Cincinnati: The Levee at Daybreak c. 1884

$1,000.00

Always a favorite subject because of its riverboat legacy and famous Suspension Bridge, the section of Cincinnati’s levee portrayed here is precisely where the Riverfront Stadium is located today. Usually jam-packed with steamboats, this section, just east of the north bridge pier, was known as the Public Landing, at the point where the levee extended a further block north, creating a substantial open area where the marketing and trans-shipment of the merchandise of river commerce took place.

In this view the lighthouse tender “Lily” is selected because of its smaller scale and more varied detail than most other boats of the period. She is seen tied up just below the wharf boat of the Louisville and Cincinnati Packet Co. loading up for a trip. The vessel was one of several tenders which plied the Ohio and Mississippi rivers putting up or servicing the busy rivers’ navigation lights. These were usually oil burning lamps which were monitored by local riverside farmers. Management of the navigation lights, first under the U.S. Light House Service, became the responsibility of the U.S. Coast Guard in 1939.

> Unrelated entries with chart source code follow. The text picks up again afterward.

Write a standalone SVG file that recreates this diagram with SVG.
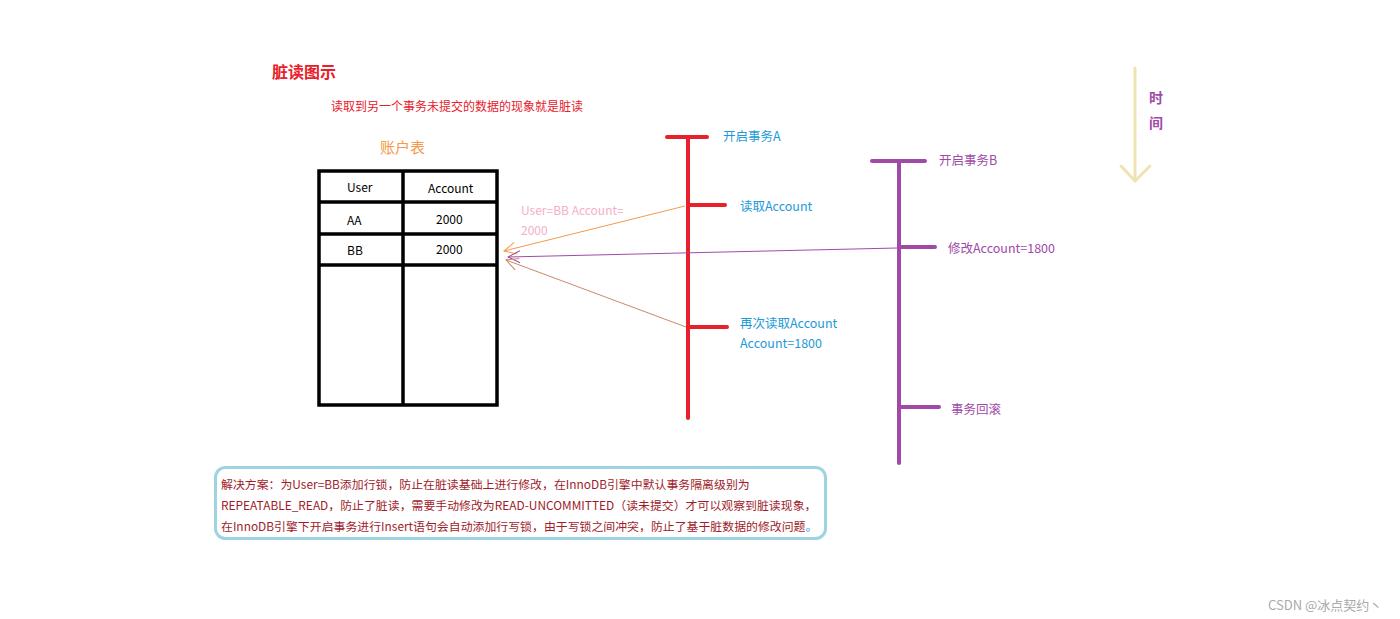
<svg xmlns="http://www.w3.org/2000/svg" width="1400" height="619" viewBox="0 0 1400 619">
<style>
text{font-family:"Noto Sans CJK SC","Microsoft YaHei",sans-serif}
.cell{font-size:12px;fill:#000}
.a{font-size:12.5px;fill:#1e9ad6}
.b{font-size:12.5px;fill:#a04aa8}
.tl{fill:none;stroke-width:4;stroke-linecap:round}
.sol{font-size:11.9px;fill:#a01c2a}
</style>
<defs>
<marker id="mo" markerWidth="14" markerHeight="14" refX="13" refY="7" orient="auto" markerUnits="userSpaceOnUse"><path d="M1,1 L13,7 L1,13" fill="none" stroke="#f39a4a" stroke-width="1"/></marker>
<marker id="mp" markerWidth="14" markerHeight="14" refX="13" refY="7" orient="auto" markerUnits="userSpaceOnUse"><path d="M1,1 L13,7 L1,13" fill="none" stroke="#a04aa8" stroke-width="1"/></marker>
<marker id="mb" markerWidth="14" markerHeight="14" refX="13" refY="7" orient="auto" markerUnits="userSpaceOnUse"><path d="M1,1 L13,7 L1,13" fill="none" stroke="#c88a6a" stroke-width="1"/></marker>
</defs>
<rect width="1400" height="619" fill="#fff"/>
<g id="title">
<text x="272" y="78" font-size="16" font-weight="bold" fill="#e8202a">脏读图示</text>
<text x="331" y="111" font-size="12" fill="#e8202a">读取到另一个事务未提交的数据的现象就是脏读</text>
</g>
<g id="table">
<text x="380" y="153" font-size="15" fill="#f39a4a">账户表</text>
<g fill="none" stroke="#000" stroke-width="3.5">
<rect x="319" y="171" width="178" height="234"/>
<line x1="403" y1="171" x2="403" y2="405"/>
<line x1="319" y1="202" x2="497" y2="202"/>
<line x1="319" y1="234" x2="497" y2="234"/>
<line x1="319" y1="265" x2="497" y2="265"/>
</g>
<text class="cell" x="347" y="192">User</text>
<text class="cell" x="428" y="193">Account</text>
<text class="cell" x="347" y="225">AA</text>
<text class="cell" x="436" y="224">2000</text>
<text class="cell" x="347" y="255">BB</text>
<text class="cell" x="436" y="254">2000</text>
</g>
<g id="txA">
<g class="tl" stroke="#e8202a">
<line x1="688" y1="137" x2="688" y2="418"/>
<line x1="667" y1="137" x2="707" y2="137"/>
<line x1="688" y1="205" x2="725" y2="205"/>
<line x1="688" y1="327" x2="727" y2="327"/>
</g>
<text class="a" x="723" y="141" font-size="12">开启事务A</text>
<text class="a" x="740" y="211">读取Account</text>
<text class="a" x="740" y="328">再次读取Account</text>
<text class="a" x="740" y="348">Account=1800</text>
</g>
<g id="txB">
<g class="tl" stroke="#a04aa8">
<line x1="899" y1="161" x2="899" y2="463"/>
<line x1="872" y1="161" x2="925" y2="161"/>
<line x1="899" y1="247" x2="935" y2="247"/>
<line x1="899" y1="407" x2="939" y2="407"/>
</g>
<text class="b" x="939" y="165" font-size="12">开启事务B</text>
<text class="b" x="948" y="253">修改Account=1800</text>
<text class="b" x="951" y="414">事务回滚</text>
</g>
<g id="time">
<g fill="none" stroke="#efe4b0" stroke-width="3" stroke-linecap="round" stroke-linejoin="round">
<line x1="1135" y1="68" x2="1135" y2="181"/>
<path d="M1121,166 L1135,181 L1150,166"/>
</g>
<text x="1149" y="103" font-size="14" font-weight="bold" fill="#a04aa8">时</text>
<text x="1149" y="128" font-size="14" font-weight="bold" fill="#a04aa8">间</text>
</g>
<g id="connectors" fill="none" stroke-width="1">
<line x1="685" y1="206" x2="504" y2="251" stroke="#f39a4a" marker-end="url(#mo)"/>
<line x1="897" y1="248" x2="508" y2="257" stroke="#a04aa8" marker-end="url(#mp)"/>
<line x1="686" y1="327" x2="506" y2="260" stroke="#c88a6a" marker-end="url(#mb)"/>
</g>
<g id="edge-label">
<text x="521" y="215" font-size="12" fill="#f6aecb">User=BB Account=</text>
<text x="521" y="235" font-size="12" fill="#f6aecb">2000</text>
</g>
<g id="solution">
<rect x="215.5" y="467.5" width="610" height="71" rx="10" fill="none" stroke="#9dd3e3" stroke-width="3"/>
<text class="sol" x="221" y="489">解决方案：为User=BB添加行锁，防止在脏读基础上进行修改，在InnoDB引擎中默认事务隔离级别为</text>
<text class="sol" x="221" y="510">REPEATABLE_READ，防止了脏读，需要手动修改为READ-UNCOMMITTED（读未提交）才可以观察到脏读现象，</text>
<text class="sol" x="221" y="531">在InnoDB引擎下开启事务进行Insert语句会自动添加行写锁，由于写锁之间冲突，防止了基于脏数据的修改问题<tspan fill="#1e9ad6">。</tspan></text>
</g>
<text x="1268" y="610" font-size="13" fill="#aaa">CSDN @冰点契约丶</text>
</svg>
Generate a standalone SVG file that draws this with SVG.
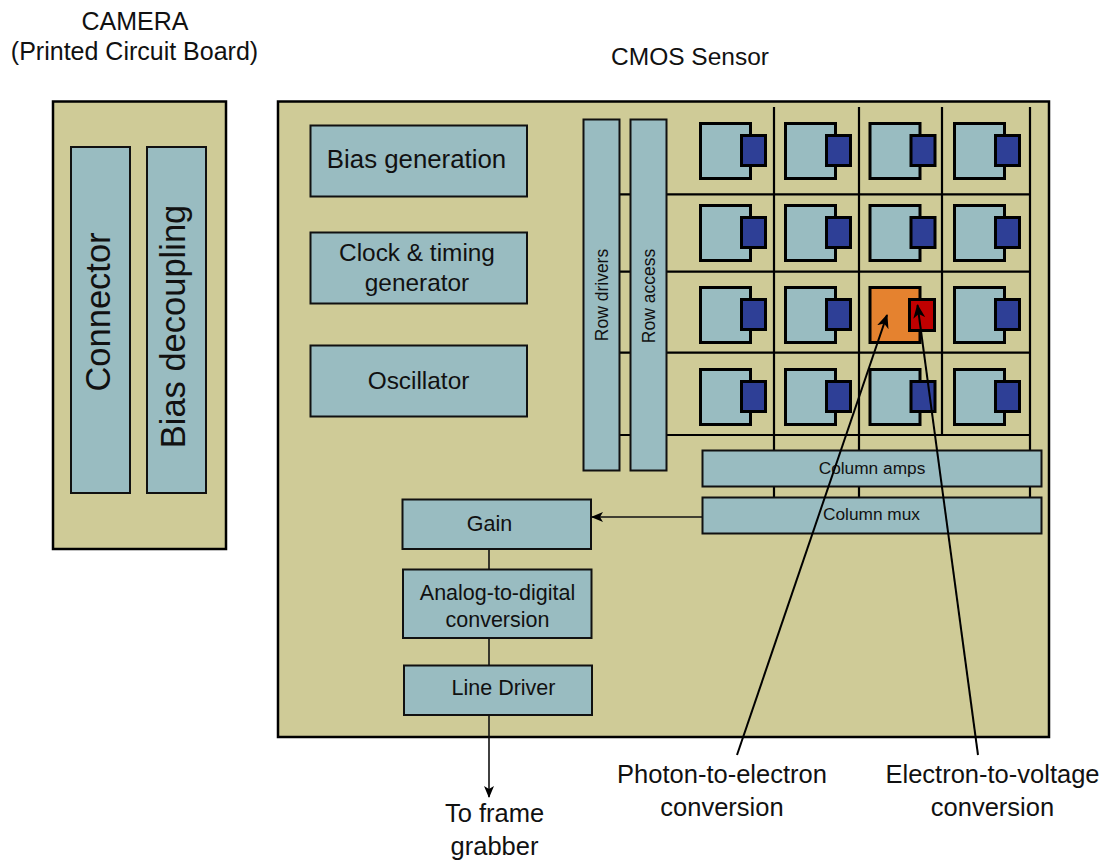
<svg xmlns="http://www.w3.org/2000/svg" width="1113" height="861" viewBox="0 0 1113 861">
<style>
text{font-family:"Liberation Sans",Arial,sans-serif;fill:#111}
.board{fill:#CFCB97;stroke:#000;stroke-width:2.5}
.blk{fill:#99BCC1;stroke:#111;stroke-width:2}
.cell{fill:#99BCC1;stroke:#000;stroke-width:3}
.dot{fill:#2E3F96;stroke:#000;stroke-width:3}
.grid{stroke:#000;stroke-width:2.2;fill:none}
.ln{stroke:#111;stroke-width:1.6;fill:none}
.c{text-anchor:middle}
</style>
<defs>
<marker id="ah" viewBox="0 0 12 10" refX="11" refY="5" markerWidth="12" markerHeight="10" markerUnits="userSpaceOnUse" orient="auto">
<path d="M0,0 L12,5 L0,10 L3,5 z" fill="#000"/>
</marker>
<marker id="ah2" viewBox="0 0 14 12" refX="13" refY="6" markerWidth="14" markerHeight="12" markerUnits="userSpaceOnUse" orient="auto">
<path d="M0,0 L14,6 L0,12 L4,6 z" fill="#000"/>
</marker>
<g id="pix">
<rect class="cell" x="1.5" y="1.5" width="50" height="55"/>
<rect class="dot" x="42.5" y="13.5" width="24" height="30"/>
</g>
</defs>

<text class="c" x="135" y="30" font-size="25">CAMERA</text>
<text class="c" x="134.5" y="60" font-size="25">(Printed Circuit Board)</text>
<text class="c" x="690" y="65" font-size="24.5">CMOS Sensor</text>

<g id="camera">
<rect class="board" x="53" y="101.5" width="173" height="447.5"/>
</g>
<g id="connector">
<rect class="blk" x="71" y="147" width="59" height="346"/>
<text class="c" font-size="34.5" transform="translate(110,312) rotate(-90)">Connector</text>
</g>
<g id="bias-decoupling">
<rect class="blk" x="147" y="147" width="59" height="346"/>
<text class="c" font-size="34.5" transform="translate(185,326.5) rotate(-90)">Bias decoupling</text>
</g>

<g id="sensor">
<rect class="board" x="278" y="101.5" width="771" height="635.5"/>
</g>

<g id="grid">
<path class="grid" d="M774,107 V497 M859,107 V497 M942,107 V435 M1030,107 V497 M619,194.3 H1030 M619,271.7 H1030 M619,352.7 H1030 M619,435 H1030"/>
</g>

<g id="bias-generation">
<rect class="blk" x="310.5" y="125.5" width="216.5" height="71"/>
<text class="c" x="416.5" y="168" font-size="25.8">Bias generation</text>
</g>
<g id="clock">
<rect class="blk" x="310.5" y="232.5" width="216.5" height="71"/>
<text class="c" x="417" y="260.5" font-size="24.4">Clock &amp; timing</text>
<text class="c" x="417" y="291" font-size="24.4">generator</text>
</g>
<g id="oscillator">
<rect class="blk" x="310.5" y="345.5" width="216.5" height="71"/>
<text class="c" x="418.5" y="389" font-size="24.4">Oscillator</text>
</g>

<g id="row-drivers">
<rect class="blk" x="583.5" y="119.5" width="36" height="351"/>
<text class="c" font-size="17.5" transform="translate(607.5,295) rotate(-90)">Row drivers</text>
</g>
<g id="row-access">
<rect class="blk" x="630.5" y="119.5" width="36" height="351"/>
<text class="c" font-size="17.5" transform="translate(654.5,296) rotate(-90)">Row access</text>
</g>

<g id="pixels">
<use href="#pix" x="699" y="122"/><use href="#pix" x="784" y="122"/><use href="#pix" x="868.5" y="122"/><use href="#pix" x="953" y="122"/>
<use href="#pix" x="699" y="204"/><use href="#pix" x="784" y="204"/><use href="#pix" x="868.5" y="204"/><use href="#pix" x="953" y="204"/>
<use href="#pix" x="699" y="286"/><use href="#pix" x="784" y="286"/><use href="#pix" x="953" y="286"/>
<use href="#pix" x="699" y="368"/><use href="#pix" x="784" y="368"/><use href="#pix" x="868.5" y="368"/><use href="#pix" x="953" y="368"/>
</g>
<g id="active-pixel">
<rect x="870" y="287.5" width="50" height="55" fill="#E5822F" stroke="#000" stroke-width="3"/>
<rect x="909.5" y="299.5" width="25" height="31" fill="#C00000" stroke="#000" stroke-width="3"/>
</g>

<g id="column-amps">
<rect class="blk" x="702.5" y="450.5" width="339" height="36"/>
<text class="c" x="872" y="473.5" font-size="17.3">Column amps</text>
</g>
<g id="column-mux">
<rect class="blk" x="702.5" y="497.5" width="339" height="36"/>
<text class="c" x="871.5" y="520" font-size="17.3">Column mux</text>
</g>

<g id="gain">
<rect class="blk" x="402.5" y="499.5" width="188.5" height="49.5"/>
<text class="c" x="489.5" y="531" font-size="21.5">Gain</text>
</g>
<g id="adc">
<rect class="blk" x="403" y="569.5" width="188.5" height="68.5"/>
<text class="c" x="497.5" y="600" font-size="21.5">Analog-to-digital</text>
<text class="c" x="497.5" y="627" font-size="21.5">conversion</text>
</g>
<g id="line-driver">
<rect class="blk" x="404" y="665.5" width="188" height="49.5"/>
<text class="c" x="503.5" y="695" font-size="21.5">Line Driver</text>
</g>

<g id="connectors">
<line class="ln" x1="702" y1="517" x2="592" y2="517" marker-end="url(#ah)"/>
<line class="ln" x1="489" y1="549" x2="489" y2="569"/>
<line class="ln" x1="489" y1="638" x2="489" y2="665"/>
<line class="ln" x1="489" y1="715" x2="489" y2="797" marker-end="url(#ah)"/>
<line x1="737" y1="755" x2="887" y2="315" stroke="#000" stroke-width="2" marker-end="url(#ah2)"/>
<line x1="978" y1="755" x2="917.5" y2="305" stroke="#000" stroke-width="2" marker-end="url(#ah2)"/>
</g>

<text class="c" x="494.5" y="822" font-size="25.5">To frame</text>
<text class="c" x="494.5" y="855" font-size="25.5">grabber</text>
<text class="c" x="722" y="783" font-size="25.5">Photon-to-electron</text>
<text class="c" x="722" y="816" font-size="25.5">conversion</text>
<text class="c" x="992.5" y="783" font-size="25.5">Electron-to-voltage</text>
<text class="c" x="992.5" y="816" font-size="25.5">conversion</text>
</svg>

The principal landmark featured here is John Roebling’s famous Suspension Bridge, the precursor to his Brooklyn Bridge which was so considerably larger in scale. Constructed between 1856 and 1867, work was suspended during the Civil War. The bridge, somewhat modified in a reconstruction in 1898 to allow greater load capacity, still stands as a venerate monument to Cincinnati’s proud days of yore.